_Collected data_
▼
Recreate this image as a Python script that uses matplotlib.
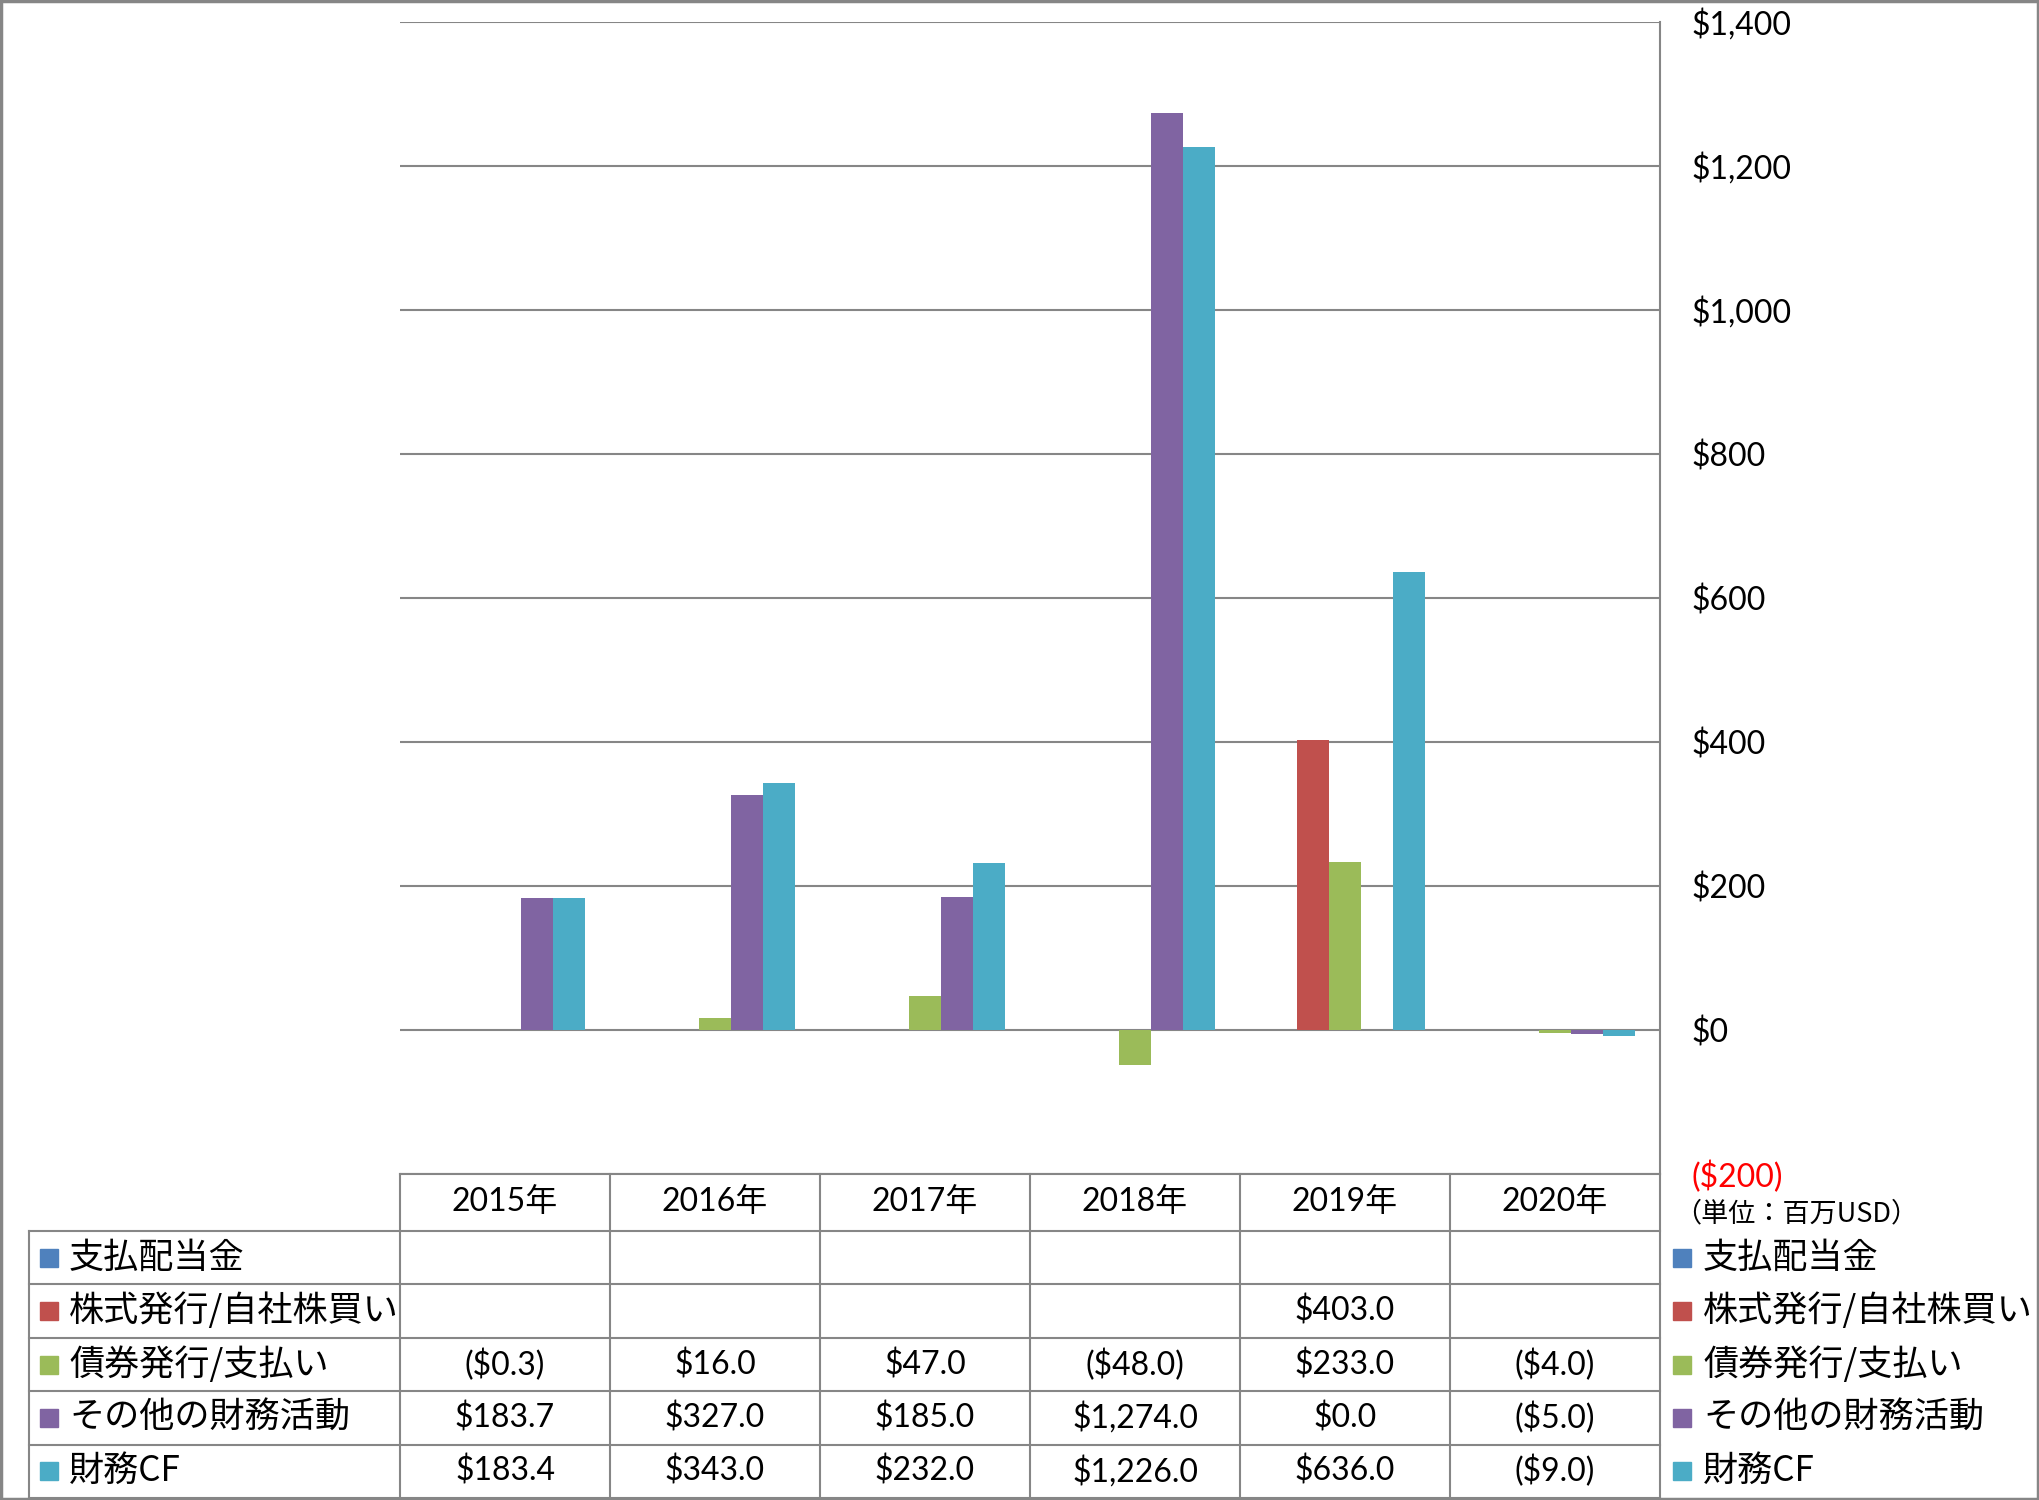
import numpy as np
import matplotlib
matplotlib.use("Agg")
import matplotlib.pyplot as plt
import matplotlib.transforms as mtransforms
from matplotlib.lines import Line2D
from matplotlib.patches import Rectangle

plt.rcParams['font.family'] = ['Lato', 'Noto Sans CJK JP', 'DejaVu Sans']

# data (百万USD)
years = ['2015年', '2016年', '2017年', '2018年', '2019年', '2020年']
series_names = ['支払配当金', '株式発行/自社株買い', '債券発行/支払い', 'その他の財務活動', '財務CF']
dividends = [np.nan, np.nan, np.nan, np.nan, np.nan, np.nan]
equity = [np.nan, np.nan, np.nan, np.nan, 403.0, np.nan]
debt = [-0.3, 16.0, 47.0, -48.0, 233.0, -4.0]
other = [183.7, 327.0, 185.0, 1274.0, 0.0, -5.0]
fin_cf = [183.4, 343.0, 232.0, 1226.0, 636.0, -9.0]
colors = ['#4F81BD', '#C0504D', '#9BBB59', '#8064A2', '#4BACC6']
all_series = [dividends, equity, debt, other, fin_cf]

W, H = 2039, 1500
fig = plt.figure(figsize=(W / 100, H / 100), dpi=100)

def fx(x):
    return x / W

def fy(y):
    return 1 - y / H

# plot area in pixel coords
left, right, top, bottom = 400, 1660, 22, 1174
ax = fig.add_axes([fx(left), fy(bottom), fx(right) - fx(left), fy(top) - fy(bottom)])

x = np.arange(len(years))
bw = 0.152
for i, (vals, c) in enumerate(zip(all_series, colors)):
    ax.bar(x + (i - 2) * bw, vals, width=bw, color=c, zorder=3)

ax.set_xlim(-0.5, len(years) - 0.5)
ax.set_ylim(-200, 1400)
yt = np.arange(-200, 1401, 200)
ax.set_yticks(yt)

def money(v):
    s = f"${abs(v):,.0f}"
    return f"({s})" if v < 0 else s

num_fs = 23
jp_fs = 25.3

ax.yaxis.tick_right()
ax.set_yticklabels([money(v) for v in yt], fontsize=num_fs)
ax.tick_params(axis='y', length=0, pad=23)
ax.tick_params(axis='x', length=0, labelbottom=False)
ax.get_yticklabels()[0].set_color('#FF0000')
ax.yaxis.grid(True, color='#868686', lw=1.5, zorder=1)
for s in ['left', 'top']:
    ax.spines[s].set_visible(False)
ax.spines['bottom'].set_color('#868686')
ax.spines['bottom'].set_linewidth(1.5)
ax.spines['right'].set_color('#868686')
ax.spines['right'].set_linewidth(1.5)

# table below
gray = '#868686'
row_top = 1231
row_h = (1498 - 1231) / 5
tbl_left = 29
blend = mtransforms.blended_transform_factory(ax.transData, fig.transFigure)

for k in range(6):
    yy = row_top + k * row_h
    fig.add_artist(Line2D([fx(tbl_left), fx(right)], [fy(yy), fy(yy)], color=gray, lw=1.5))
fig.add_artist(Line2D([fx(tbl_left), fx(tbl_left)], [fy(row_top), fy(1498)], color=gray, lw=1.5))
for j in range(len(years) + 1):
    fig.add_artist(Line2D([j - 0.5, j - 0.5], [fy(bottom), fy(1498)], color=gray, lw=1.5,
                          transform=blend))

for j, yr in enumerate(years):
    fig.text(j, fy((bottom + row_top) / 2), yr, transform=blend, ha='center', va='center',
             fontsize=num_fs)

for r, (name, vals, c) in enumerate(zip(series_names, all_series, colors)):
    cy = row_top + (r + 0.5) * row_h
    fig.add_artist(Rectangle((fx(40), fy(cy + 9)), 18 / W, 18 / H, color=c))
    fig.text(fx(69), fy(cy), name, ha='left', va='center', fontsize=jp_fs,
             family=['Noto Sans CJK JP'])
    for j, v in enumerate(vals):
        if np.isnan(v):
            continue
        s = f"${abs(v):,.1f}"
        s = f"({s})" if v < 0 else s
        fig.text(j, fy(cy), s, transform=blend, ha='center', va='center', fontsize=num_fs)
    # right side legend
    fig.add_artist(Rectangle((fx(1673), fy(cy + 9)), 18 / W, 18 / H, color=c))
    fig.text(fx(1703), fy(cy), name, ha='left', va='center', fontsize=jp_fs,
             family=['Noto Sans CJK JP'])

fig.text(fx(1674), fy(1214), '（単位：百万USD）', ha='left', va='center', fontsize=19.5,
         family=['Noto Sans CJK JP'])

# outer border
fig.add_artist(Rectangle((0.0005, 0.0007), 0.999, 0.9986, fill=False, edgecolor='#868686', lw=2.5))

fig.savefig('out.png', dpi=100)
▲
Starting with the first line of the data above and ending with the line containing "ax.spines['right'].set_linewidth(1.5)", please restate every line exactly, leaving images out.

_The response_
Recreate this image as a Python script that uses matplotlib.
import numpy as np
import matplotlib
matplotlib.use("Agg")
import matplotlib.pyplot as plt
import matplotlib.transforms as mtransforms
from matplotlib.lines import Line2D
from matplotlib.patches import Rectangle

plt.rcParams['font.family'] = ['Lato', 'Noto Sans CJK JP', 'DejaVu Sans']

# data (百万USD)
years = ['2015年', '2016年', '2017年', '2018年', '2019年', '2020年']
series_names = ['支払配当金', '株式発行/自社株買い', '債券発行/支払い', 'その他の財務活動', '財務CF']
dividends = [np.nan, np.nan, np.nan, np.nan, np.nan, np.nan]
equity = [np.nan, np.nan, np.nan, np.nan, 403.0, np.nan]
debt = [-0.3, 16.0, 47.0, -48.0, 233.0, -4.0]
other = [183.7, 327.0, 185.0, 1274.0, 0.0, -5.0]
fin_cf = [183.4, 343.0, 232.0, 1226.0, 636.0, -9.0]
colors = ['#4F81BD', '#C0504D', '#9BBB59', '#8064A2', '#4BACC6']
all_series = [dividends, equity, debt, other, fin_cf]

W, H = 2039, 1500
fig = plt.figure(figsize=(W / 100, H / 100), dpi=100)

def fx(x):
    return x / W

def fy(y):
    return 1 - y / H

# plot area in pixel coords
left, right, top, bottom = 400, 1660, 22, 1174
ax = fig.add_axes([fx(left), fy(bottom), fx(right) - fx(left), fy(top) - fy(bottom)])

x = np.arange(len(years))
bw = 0.152
for i, (vals, c) in enumerate(zip(all_series, colors)):
    ax.bar(x + (i - 2) * bw, vals, width=bw, color=c, zorder=3)

ax.set_xlim(-0.5, len(years) - 0.5)
ax.set_ylim(-200, 1400)
yt = np.arange(-200, 1401, 200)
ax.set_yticks(yt)

def money(v):
    s = f"${abs(v):,.0f}"
    return f"({s})" if v < 0 else s

num_fs = 23
jp_fs = 25.3

ax.yaxis.tick_right()
ax.set_yticklabels([money(v) for v in yt], fontsize=num_fs)
ax.tick_params(axis='y', length=0, pad=23)
ax.tick_params(axis='x', length=0, labelbottom=False)
ax.get_yticklabels()[0].set_color('#FF0000')
ax.yaxis.grid(True, color='#868686', lw=1.5, zorder=1)
for s in ['left', 'top']:
    ax.spines[s].set_visible(False)
ax.spines['bottom'].set_color('#868686')
ax.spines['bottom'].set_linewidth(1.5)
ax.spines['right'].set_color('#868686')
ax.spines['right'].set_linewidth(1.5)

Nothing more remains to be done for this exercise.